━━━ MATERIAL ━━━

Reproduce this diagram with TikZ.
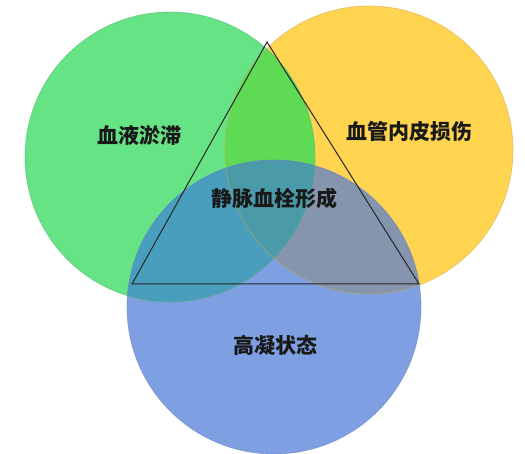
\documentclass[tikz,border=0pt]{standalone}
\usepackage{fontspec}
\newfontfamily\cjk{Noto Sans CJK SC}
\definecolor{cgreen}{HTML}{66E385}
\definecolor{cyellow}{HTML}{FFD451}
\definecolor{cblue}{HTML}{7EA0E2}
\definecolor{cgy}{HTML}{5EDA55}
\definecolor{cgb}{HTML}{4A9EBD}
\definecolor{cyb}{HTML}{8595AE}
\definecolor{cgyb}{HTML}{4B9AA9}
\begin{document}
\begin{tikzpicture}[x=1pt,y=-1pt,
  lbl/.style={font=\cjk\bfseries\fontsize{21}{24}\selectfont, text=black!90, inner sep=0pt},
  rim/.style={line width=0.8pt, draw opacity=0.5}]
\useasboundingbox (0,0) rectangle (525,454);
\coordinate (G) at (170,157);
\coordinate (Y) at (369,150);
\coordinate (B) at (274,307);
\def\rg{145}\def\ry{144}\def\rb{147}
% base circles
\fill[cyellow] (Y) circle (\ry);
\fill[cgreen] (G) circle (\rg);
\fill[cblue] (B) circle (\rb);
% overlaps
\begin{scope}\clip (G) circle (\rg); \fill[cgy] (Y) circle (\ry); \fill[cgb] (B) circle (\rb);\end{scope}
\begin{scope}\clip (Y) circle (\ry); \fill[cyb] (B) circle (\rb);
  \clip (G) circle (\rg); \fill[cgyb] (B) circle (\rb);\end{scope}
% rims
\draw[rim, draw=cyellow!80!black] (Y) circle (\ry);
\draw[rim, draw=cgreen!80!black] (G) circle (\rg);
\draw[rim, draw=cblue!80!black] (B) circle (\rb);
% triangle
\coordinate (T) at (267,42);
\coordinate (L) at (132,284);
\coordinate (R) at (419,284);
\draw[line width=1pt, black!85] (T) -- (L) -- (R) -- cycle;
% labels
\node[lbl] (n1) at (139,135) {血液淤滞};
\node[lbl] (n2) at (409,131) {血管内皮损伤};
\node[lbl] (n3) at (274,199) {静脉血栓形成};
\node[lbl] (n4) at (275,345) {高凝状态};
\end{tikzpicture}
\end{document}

━━━

-- DIRECTIONS FOR THIS TASK --
Working from the material above, transcribe it exactly while omitting pictures.

-- OUTPUT FOR THIS TASK --
Reproduce this diagram with TikZ.
\documentclass[tikz,border=0pt]{standalone}
\usepackage{fontspec}
\newfontfamily\cjk{Noto Sans CJK SC}
\definecolor{cgreen}{HTML}{66E385}
\definecolor{cyellow}{HTML}{FFD451}
\definecolor{cblue}{HTML}{7EA0E2}
\definecolor{cgy}{HTML}{5EDA55}
\definecolor{cgb}{HTML}{4A9EBD}
\definecolor{cyb}{HTML}{8595AE}
\definecolor{cgyb}{HTML}{4B9AA9}
\begin{document}
\begin{tikzpicture}[x=1pt,y=-1pt,
  lbl/.style={font=\cjk\bfseries\fontsize{21}{24}\selectfont, text=black!90, inner sep=0pt},
  rim/.style={line width=0.8pt, draw opacity=0.5}]
\useasboundingbox (0,0) rectangle (525,454);
\coordinate (G) at (170,157);
\coordinate (Y) at (369,150);
\coordinate (B) at (274,307);
\def\rg{145}\def\ry{144}\def\rb{147}
% base circles
\fill[cyellow] (Y) circle (\ry);
\fill[cgreen] (G) circle (\rg);
\fill[cblue] (B) circle (\rb);
% overlaps
\begin{scope}\clip (G) circle (\rg); \fill[cgy] (Y) circle (\ry); \fill[cgb] (B) circle (\rb);\end{scope}
\begin{scope}\clip (Y) circle (\ry); \fill[cyb] (B) circle (\rb);
  \clip (G) circle (\rg); \fill[cgyb] (B) circle (\rb);\end{scope}
% rims
\draw[rim, draw=cyellow!80!black] (Y) circle (\ry);
\draw[rim, draw=cgreen!80!black] (G) circle (\rg);
\draw[rim, draw=cblue!80!black] (B) circle (\rb);
% triangle
\coordinate (T) at (267,42);
\coordinate (L) at (132,284);
\coordinate (R) at (419,284);
\draw[line width=1pt, black!85] (T) -- (L) -- (R) -- cycle;
% labels
\node[lbl] (n1) at (139,135) {血液淤滞};
\node[lbl] (n2) at (409,131) {血管内皮损伤};
\node[lbl] (n3) at (274,199) {静脉血栓形成};
\node[lbl] (n4) at (275,345) {高凝状态};
\end{tikzpicture}
\end{document}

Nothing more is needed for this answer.